Leslie Lesser was first investigated by the Southend Echo in 2009 after 69-year-old Maggie Tuttle claimed he was refusing to return £333,000 of her money.
At first the 78-year-old claimed he had suffered a mental breakdown which had forced him to stop working, and that he could not remember what he had done with the cash.
But Echo investigations editor Jon Austin, posing as an investor who had come into an inheritance, filmed Lesser on camera outlining a number of investment options to him.
Jon also discovered Lesser was still running a will writing business and handling several people’s wills.

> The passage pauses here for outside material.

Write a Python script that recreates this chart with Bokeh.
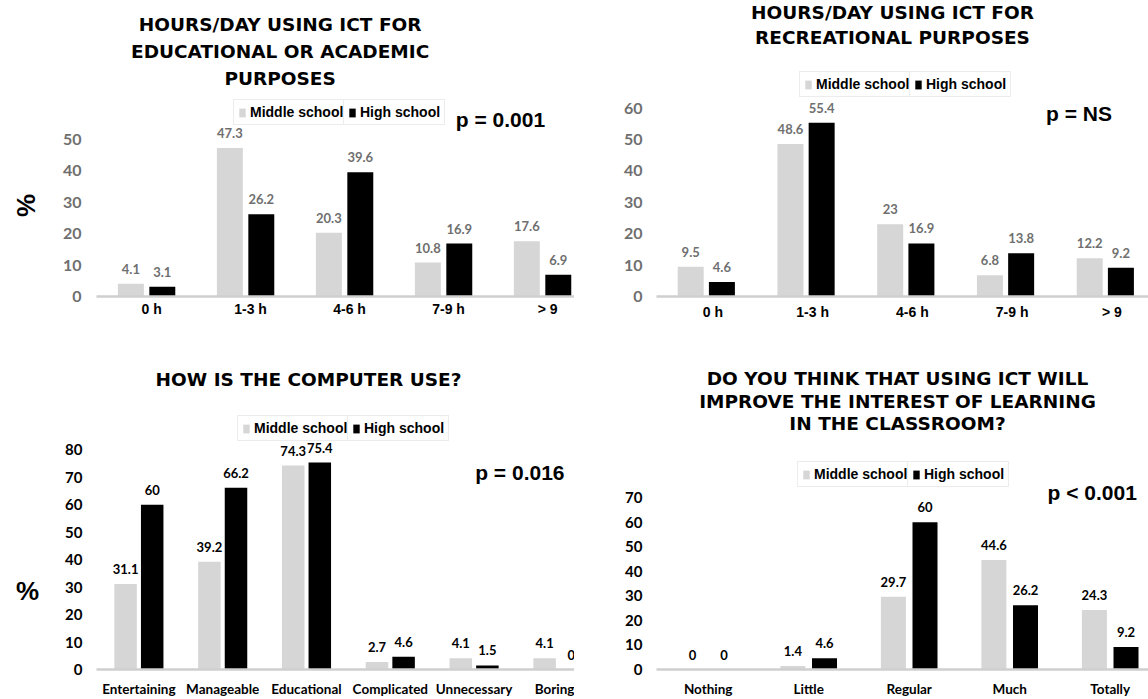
import math
from bokeh.plotting import figure
from bokeh.layouts import gridplot
from bokeh.models import ColumnDataSource, FixedTicker, Legend, LegendItem, Label, Range1d
from bokeh.core.properties import value
from bokeh.embed import file_html
from bokeh.resources import INLINE

# ---------------- data ----------------
series_names = ["Middle school", "High school"]

edu_categories = ["0 h", "1-3 h", "4-6 h", "7-9 h", "> 9"]
edu_middle = [4.1, 47.3, 20.3, 10.8, 17.6]
edu_high = [3.1, 26.2, 39.6, 16.9, 6.9]
edu_title = ["HOURS/DAY USING ICT FOR", "EDUCATIONAL OR ACADEMIC", "PURPOSES"]
edu_p = "p = 0.001"
edu_yticks = [0, 10, 20, 30, 40, 50]

rec_categories = ["0 h", "1-3 h", "4-6 h", "7-9 h", "> 9"]
rec_middle = [9.5, 48.6, 23, 6.8, 12.2]
rec_high = [4.6, 55.4, 16.9, 13.8, 9.2]
rec_title = ["HOURS/DAY USING ICT FOR", "RECREATIONAL PURPOSES"]
rec_p = "p = NS"
rec_yticks = [0, 10, 20, 30, 40, 50, 60]

use_categories = ["Entertaining", "Manageable", "Educational", "Complicated", "Unnecessary", "Boring"]
use_middle = [31.1, 39.2, 74.3, 2.7, 4.1, 4.1]
use_high = [60, 66.2, 75.4, 4.6, 1.5, 0]
use_title = ["HOW IS THE COMPUTER USE?"]
use_p = "p = 0.016"
use_yticks = [0, 10, 20, 30, 40, 50, 60, 70, 80]

int_categories = ["Nothing", "Little", "Regular", "Much", "Totally"]
int_middle = [0, 1.4, 29.7, 44.6, 24.3]
int_high = [0, 4.6, 60, 26.2, 9.2]
int_title = ["DO YOU THINK THAT USING ICT WILL", "IMPROVE THE INTEREST OF LEARNING", "IN THE CLASSROOM?"]
int_p = "p < 0.001"
int_yticks = [0, 10, 20, 30, 40, 50, 60, 70]

y_label = "%"

# ---------------- styling ----------------
GRAY = "#d6d6d6"
BLACK = "#000000"
TITLE_FONT = "DejaVu Sans"
ARIAL = "Liberation Sans"
CAL = "Lato"

style_top = dict(num_font=CAL, num_size="13px", num_color="#6f6f6f",
                 tick_size="16px", tick_color="#6f6f6f",
                 cat_font=ARIAL, cat_size="14px")
style_bot = dict(num_font=CAL, num_size="13px", num_color="#000000",
                 tick_size="15px", tick_color="#000000",
                 cat_font=CAL, cat_size="13.5px")

# pct = (x offset inside the left side panel, y in panel pixels, rotated?)
geo_edu = dict(W=574, H=338, L=95, B=299, ppu=3.17, S=99.2, label0=150.2, shift=5,
               half=15.75, bw=26, ystand=15, xstand=4,
               title_x=279, title_y=[24.3, 51.5, 78.7], p_x=455, p_y=120,
               leg_x=137, leg_y=171, pct=(-4, 208, True))
geo_rec = dict(W=574, H=338, L=82, B=296, ppu=3.138, S=99.75, label0=138.4, shift=6.6,
               half=15.6, bw=26, ystand=14, xstand=7,
               title_x=318, title_y=[11.7, 36.5], p_x=471.6, p_y=113,
               leg_x=143, leg_y=199, pct=None)
geo_use = dict(W=574, H=361, L=96, B=333, ppu=2.7625, S=83.8, label0=138.4, shift=0,
               half=13.3, bw=22.5, ystand=14, xstand=11,
               title_x=308, title_y=[41], p_x=474.7, p_y=135.3,
               leg_x=141, leg_y=228, pct=(-12, 254, False))
geo_int = dict(W=574, H=361, L=82, B=332, ppu=2.461, S=100.5, label0=133.7, shift=0,
               half=15.8, bw=25, ystand=14, xstand=11,
               title_x=323, title_y=[40.5, 63, 85.5], p_x=473, p_y=154.7,
               leg_x=141, leg_y=182, pct=None)


def make_panel(cats, mid, high, title_lines, p_text, yticks, g, st):
    W, H, L, B, S, ppu = g["W"], g["H"], g["L"], g["B"], g["S"], g["ppu"]
    xs = -(g["label0"] - L) / S
    xe = xs + (W - L) / S
    ye = B / ppu

    def dx(px):
        return xs + (px - L) / S

    def dy(py):
        return (B - py) / ppu

    p = figure(width=W, height=H, x_range=Range1d(xs, xe), y_range=Range1d(0, ye),
               output_backend="svg", toolbar_location=None,
               min_border_left=L, min_border_right=0, min_border_top=0,
               min_border_bottom=H - B)
    p.outline_line_color = None
    p.xgrid.visible = False
    p.ygrid.visible = False
    p.background_fill_color = "white"
    p.border_fill_color = "white"

    n = len(cats)
    idx = list(range(n))
    shift = g["shift"] / S
    half = g["half"] / S
    bw = g["bw"] / S
    gap = 15.0 / ppu
    src = ColumnDataSource(dict(
        xg=[i - shift - half for i in idx],
        xb=[i - shift + half for i in idx],
        mid=mid, high=high,
        mid_lab=[f"{v:g}" for v in mid],
        high_lab=[f"{v:g}" for v in high],
        mid_y=[v + gap for v in mid],
        high_y=[v + gap for v in high],
    ))
    rg = p.vbar(x="xg", top="mid", width=bw, source=src, fill_color=GRAY, line_color=None)
    rb = p.vbar(x="xb", top="high", width=bw, source=src, fill_color=BLACK, line_color=None)
    for xcol, ycol, tcol in (("xg", "mid_y", "mid_lab"), ("xb", "high_y", "high_lab")):
        p.text(x=xcol, y=ycol, text=tcol, source=src, text_align="center",
               text_baseline="middle", text_font=value(st["num_font"]),
               text_font_size=st["num_size"], text_font_style="bold",
               text_color=st["num_color"])

    # title lines
    p.text(x=[dx(g["title_x"])] * len(title_lines), y=[dy(v) for v in g["title_y"]],
           text=title_lines, text_align="center", text_baseline="middle",
           text_font=value(TITLE_FONT), text_font_size="18.5px",
           text_font_style="bold", text_color="#000000")
    # p value
    p.text(x=[dx(g["p_x"])], y=[dy(g["p_y"])], text=[p_text], text_align="left",
           text_baseline="middle", text_font=value(ARIAL), text_font_size="21px",
           text_font_style="bold", text_color="#000000")

    # legends (two separate boxes)
    for k, (r, name) in enumerate(((rg, series_names[0]), (rb, series_names[1]))):
        leg = Legend(items=[LegendItem(label=name, renderers=[r])],
                     location=(g["leg_x"] + k * 110, g["leg_y"]),
                     orientation="horizontal", padding=4, margin=0, spacing=0,
                     glyph_width=8, glyph_height=11, label_standoff=4,
                     label_text_font=ARIAL, label_text_font_style="bold",
                     label_text_font_size="14px", label_text_color="#000000",
                     border_line_color="#d9d9d9", border_line_width=1,
                     background_fill_color="white", background_fill_alpha=1.0)
        p.add_layout(leg)

    if g["pct"] is not None:
        px, py, rot = g["pct"]
        p.add_layout(Label(x=px, y=B - py, x_units="screen", y_units="screen",
                           text=y_label, text_align="center", text_baseline="middle",
                           angle=math.pi / 2 if rot else 0,
                           text_font=ARIAL, text_font_size="26px",
                           text_font_style="bold", text_color="#000000"), "left")

    xa = p.xaxis[0]
    xa.ticker = FixedTicker(ticks=idx)
    xa.major_label_overrides = {i: c for i, c in enumerate(cats)}
    xa.major_tick_out = 0
    xa.major_tick_in = 0
    xa.axis_line_color = "#cfcfcf"
    xa.axis_line_width = 2.5
    xa.major_label_standoff = g["xstand"]
    xa.major_label_text_font = st["cat_font"]
    xa.major_label_text_font_size = st["cat_size"]
    xa.major_label_text_font_style = "bold"
    xa.major_label_text_color = "#000000"

    ya = p.yaxis[0]
    ya.ticker = FixedTicker(ticks=yticks)
    ya.axis_line_color = None
    ya.major_tick_out = 0
    ya.major_tick_in = 0
    ya.major_label_standoff = g["ystand"]
    ya.major_label_text_font = CAL
    ya.major_label_text_font_size = st["tick_size"]
    ya.major_label_text_font_style = "bold"
    ya.major_label_text_color = st["tick_color"]
    return p


p1 = make_panel(edu_categories, edu_middle, edu_high, edu_title, edu_p, edu_yticks, geo_edu, style_top)
p2 = make_panel(rec_categories, rec_middle, rec_high, rec_title, rec_p, rec_yticks, geo_rec, style_top)
p3 = make_panel(use_categories, use_middle, use_high, use_title, use_p, use_yticks, geo_use, style_bot)
p4 = make_panel(int_categories, int_middle, int_high, int_title, int_p, int_yticks, geo_int, style_bot)

grid = gridplot([[p1, p2], [p3, p4]], toolbar_location=None)

with open("out.html", "w") as f:
    f.write(file_html(grid, INLINE))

Within 18 days of a special six-page report published over two days in 2009, Essex Police arrested Lesser and seized documents from his home.
While on bail Lesser complained to the Press Complaints Commission that the Echo article had breached his privacy.
However, following two separate investigations by the watchdog, it twice ruled that it had been in the public interest for the Echo to use subterfuge in this case as it was the only way to establish if Lesser was still accepting business while claiming he could no longer work.
He later admitted five of the offences, but cotinued to deny falsely obtaining the £333,000 from Mrs Tuttle until changing his plea to guilty on the second day of a trial last month.
Lesser received a 12-month prison sentence suspended for two years, due to his age.
Commented Jon: “When Mrs Tuttle phoned in it sounded like a civil matter which would be difficult to prove, but when it came to light Mr Lesser had blamed mental health issues on the problems with Premium Finance, it seemed more important to look into this.
“Without going undercover there would have been little chance of getting the same evidence. Mrs Tuttle is convinced if we had not published this he may have never been arrested.”